My daughter and her husband are moving in with me for a short time. This has kind of set me back. Even though I prayed about it and truly feel it is the right decision, it has me feeling that this going to take more of an attitude adjustment on my part.
My son in law can be quite draining, he is so negative because he was raised that way and now that he is moving forward in a more positive way, he has become extreme in his joy. Either way it is draining on me physically, mentally and spiritually. He can be quite obnoxious no matter what he is feeling. I kept thinking that lady there is something wrong with you. You don’t like it when he is negative and now you are complaining when he isn’t. He can’t win with you.
A lot of it has to do with my health. My back has gotten to the point that it is affecting other parts of my body such as my feet and my hands. My hands are barely useful. I am getting to where I struggle to grasp things. Even to blog takes a lot of effort. I have constant tingling in my hands
My feet swell so much now that they ache and feel so tight, I know it is from sitting but it hurts to stand and sometimes even taking a single step can result in a lot of pain which radiates up my entire spine into my neck and down my sciatica.
There are a lot of things that is going to take physical strength now as I prepare to have them move in. I am willing to do it, although I don’t know how.
I realized this morning I need to do what I can to find a doctor who won’t pull out his prescription pad and try to stuff me with meds like what I had before. I need a doctor who will listen and respect my wishes. I need one whose main focus will be to get my back fixed. I question if it is even possible. So far it has not been my experience, but at the rate I am going I will be in assisted living. I won’t thrive in such a place, I would be giving up too much of my independance.

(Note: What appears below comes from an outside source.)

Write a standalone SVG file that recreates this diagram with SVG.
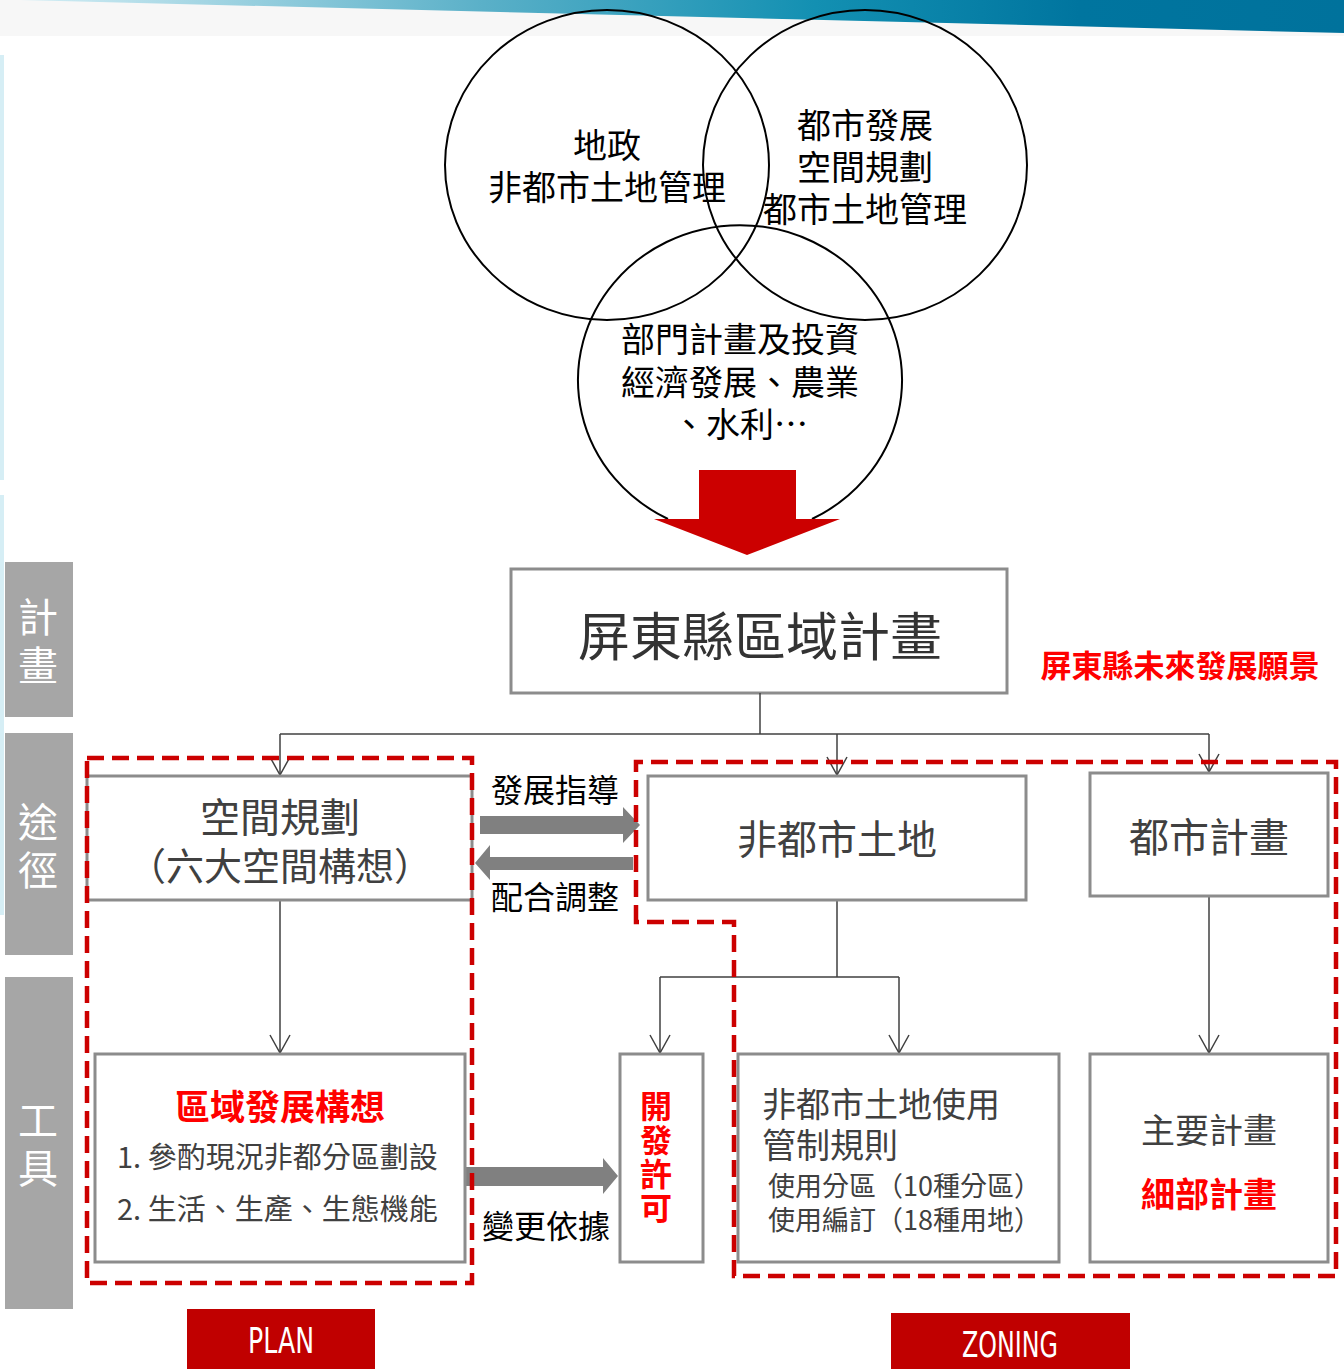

If I had to have someone take care of me I am afraid I would lose all hope and be just living to die.
So this day I began another fast to pray for guidance, to even have my back healed without going to a doctor, but I will wait on the Lord. I know I will receive inspiration.
Even though I have nothing to really add that might be thought or spiritual provoking, this is a blog that states my ship has pulled into the dry dock awaiting a major overhaul. Hopefully not too long but time will tell.